*Request*
Copy nothing but the text: reproduce each line of the listing exactly and leave the pictures out.

*Dataset content*
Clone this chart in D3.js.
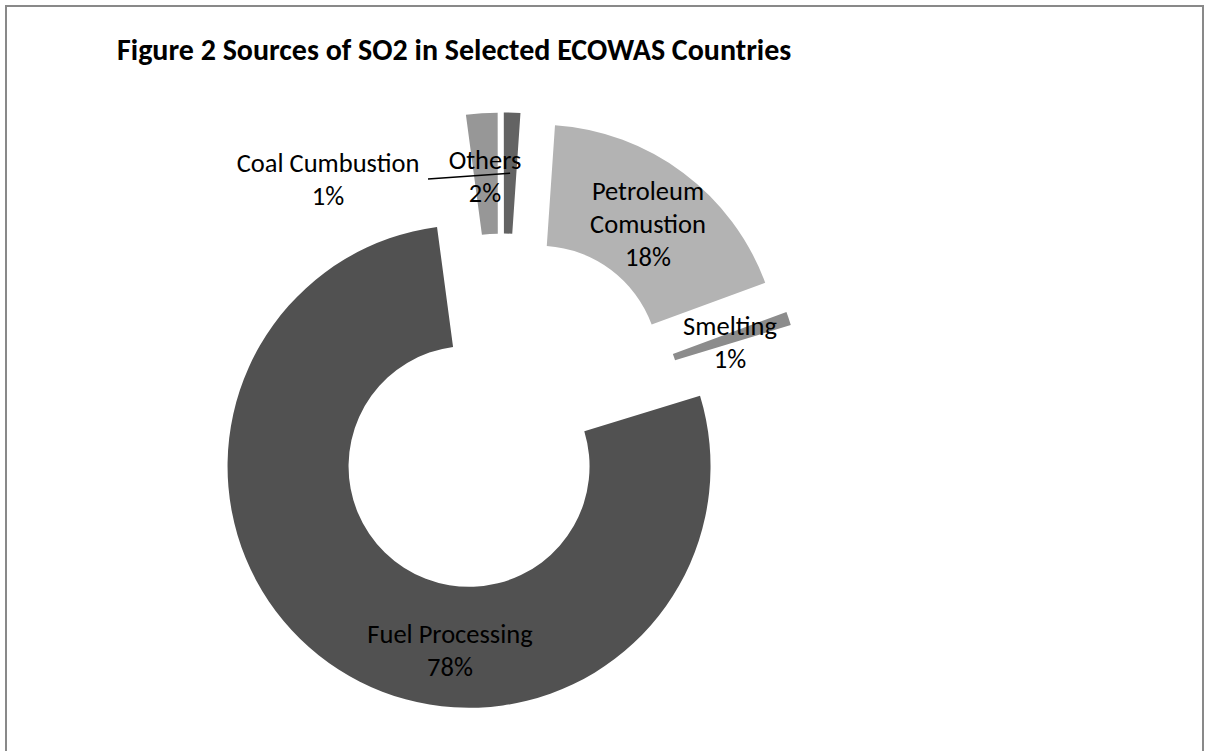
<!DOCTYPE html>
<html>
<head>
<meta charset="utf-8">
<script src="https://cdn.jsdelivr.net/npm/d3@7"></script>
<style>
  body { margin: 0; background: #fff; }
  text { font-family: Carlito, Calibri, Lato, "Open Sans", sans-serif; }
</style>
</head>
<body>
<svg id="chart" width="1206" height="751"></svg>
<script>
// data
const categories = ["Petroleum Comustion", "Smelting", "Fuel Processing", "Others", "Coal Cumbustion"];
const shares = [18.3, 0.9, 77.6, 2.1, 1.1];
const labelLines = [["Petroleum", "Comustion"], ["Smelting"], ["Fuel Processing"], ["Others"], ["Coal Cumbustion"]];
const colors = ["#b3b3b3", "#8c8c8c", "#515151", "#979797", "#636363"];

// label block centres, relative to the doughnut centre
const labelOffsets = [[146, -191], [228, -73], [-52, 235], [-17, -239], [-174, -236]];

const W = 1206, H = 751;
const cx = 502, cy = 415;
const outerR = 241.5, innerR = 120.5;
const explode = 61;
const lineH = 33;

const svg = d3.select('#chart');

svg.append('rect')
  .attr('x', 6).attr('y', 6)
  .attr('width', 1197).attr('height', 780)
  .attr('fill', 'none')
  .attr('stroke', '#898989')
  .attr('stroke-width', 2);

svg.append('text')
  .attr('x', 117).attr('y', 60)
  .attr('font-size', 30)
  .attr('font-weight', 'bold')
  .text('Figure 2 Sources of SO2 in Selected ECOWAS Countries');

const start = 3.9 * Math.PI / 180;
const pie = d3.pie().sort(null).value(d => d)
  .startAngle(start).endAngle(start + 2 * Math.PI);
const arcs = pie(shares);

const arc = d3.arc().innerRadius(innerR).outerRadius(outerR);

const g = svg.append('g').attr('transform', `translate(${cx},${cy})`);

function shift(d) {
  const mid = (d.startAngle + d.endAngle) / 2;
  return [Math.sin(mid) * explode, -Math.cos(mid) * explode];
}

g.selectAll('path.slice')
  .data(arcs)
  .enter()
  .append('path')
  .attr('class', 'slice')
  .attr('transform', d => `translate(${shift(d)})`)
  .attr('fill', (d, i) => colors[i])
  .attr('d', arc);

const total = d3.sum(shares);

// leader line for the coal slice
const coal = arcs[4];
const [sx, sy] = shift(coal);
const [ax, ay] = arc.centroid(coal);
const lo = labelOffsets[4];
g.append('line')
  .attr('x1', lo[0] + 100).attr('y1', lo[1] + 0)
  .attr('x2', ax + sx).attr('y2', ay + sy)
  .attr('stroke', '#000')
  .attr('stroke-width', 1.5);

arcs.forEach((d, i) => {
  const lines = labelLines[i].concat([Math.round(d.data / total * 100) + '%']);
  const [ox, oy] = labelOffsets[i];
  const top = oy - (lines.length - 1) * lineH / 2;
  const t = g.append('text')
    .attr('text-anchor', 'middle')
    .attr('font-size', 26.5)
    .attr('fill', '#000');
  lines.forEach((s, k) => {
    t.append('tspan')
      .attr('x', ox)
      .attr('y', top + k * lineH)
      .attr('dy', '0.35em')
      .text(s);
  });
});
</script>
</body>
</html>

*Result of the task*
Clone this chart in D3.js.
<!DOCTYPE html>
<html>
<head>
<meta charset="utf-8">
<script src="https://cdn.jsdelivr.net/npm/d3@7"></script>
<style>
  body { margin: 0; background: #fff; }
  text { font-family: Carlito, Calibri, Lato, "Open Sans", sans-serif; }
</style>
</head>
<body>
<svg id="chart" width="1206" height="751"></svg>
<script>
// data
const categories = ["Petroleum Comustion", "Smelting", "Fuel Processing", "Others", "Coal Cumbustion"];
const shares = [18.3, 0.9, 77.6, 2.1, 1.1];
const labelLines = [["Petroleum", "Comustion"], ["Smelting"], ["Fuel Processing"], ["Others"], ["Coal Cumbustion"]];
const colors = ["#b3b3b3", "#8c8c8c", "#515151", "#979797", "#636363"];

// label block centres, relative to the doughnut centre
const labelOffsets = [[146, -191], [228, -73], [-52, 235], [-17, -239], [-174, -236]];

const W = 1206, H = 751;
const cx = 502, cy = 415;
const outerR = 241.5, innerR = 120.5;
const explode = 61;
const lineH = 33;

const svg = d3.select('#chart');

svg.append('rect')
  .attr('x', 6).attr('y', 6)
  .attr('width', 1197).attr('height', 780)
  .attr('fill', 'none')
  .attr('stroke', '#898989')
  .attr('stroke-width', 2);

svg.append('text')
  .attr('x', 117).attr('y', 60)
  .attr('font-size', 30)
  .attr('font-weight', 'bold')
  .text('Figure 2 Sources of SO2 in Selected ECOWAS Countries');

const start = 3.9 * Math.PI / 180;
const pie = d3.pie().sort(null).value(d => d)
  .startAngle(start).endAngle(start + 2 * Math.PI);
const arcs = pie(shares);

const arc = d3.arc().innerRadius(innerR).outerRadius(outerR);

const g = svg.append('g').attr('transform', `translate(${cx},${cy})`);

function shift(d) {
  const mid = (d.startAngle + d.endAngle) / 2;
  return [Math.sin(mid) * explode, -Math.cos(mid) * explode];
}

g.selectAll('path.slice')
  .data(arcs)
  .enter()
  .append('path')
  .attr('class', 'slice')
  .attr('transform', d => `translate(${shift(d)})`)
  .attr('fill', (d, i) => colors[i])
  .attr('d', arc);

const total = d3.sum(shares);

// leader line for the coal slice
const coal = arcs[4];
const [sx, sy] = shift(coal);
const [ax, ay] = arc.centroid(coal);
const lo = labelOffsets[4];
g.append('line')
  .attr('x1', lo[0] + 100).attr('y1', lo[1] + 0)
  .attr('x2', ax + sx).attr('y2', ay + sy)
  .attr('stroke', '#000')
  .attr('stroke-width', 1.5);

arcs.forEach((d, i) => {
  const lines = labelLines[i].concat([Math.round(d.data / total * 100) + '%']);
  const [ox, oy] = labelOffsets[i];
  const top = oy - (lines.length - 1) * lineH / 2;
  const t = g.append('text')
    .attr('text-anchor', 'middle')
    .attr('font-size', 26.5)
    .attr('fill', '#000');
  lines.forEach((s, k) => {
    t.append('tspan')
      .attr('x', ox)
      .attr('y', top + k * lineH)
      .attr('dy', '0.35em')
      .text(s);
  });
});
</script>
</body>
</html>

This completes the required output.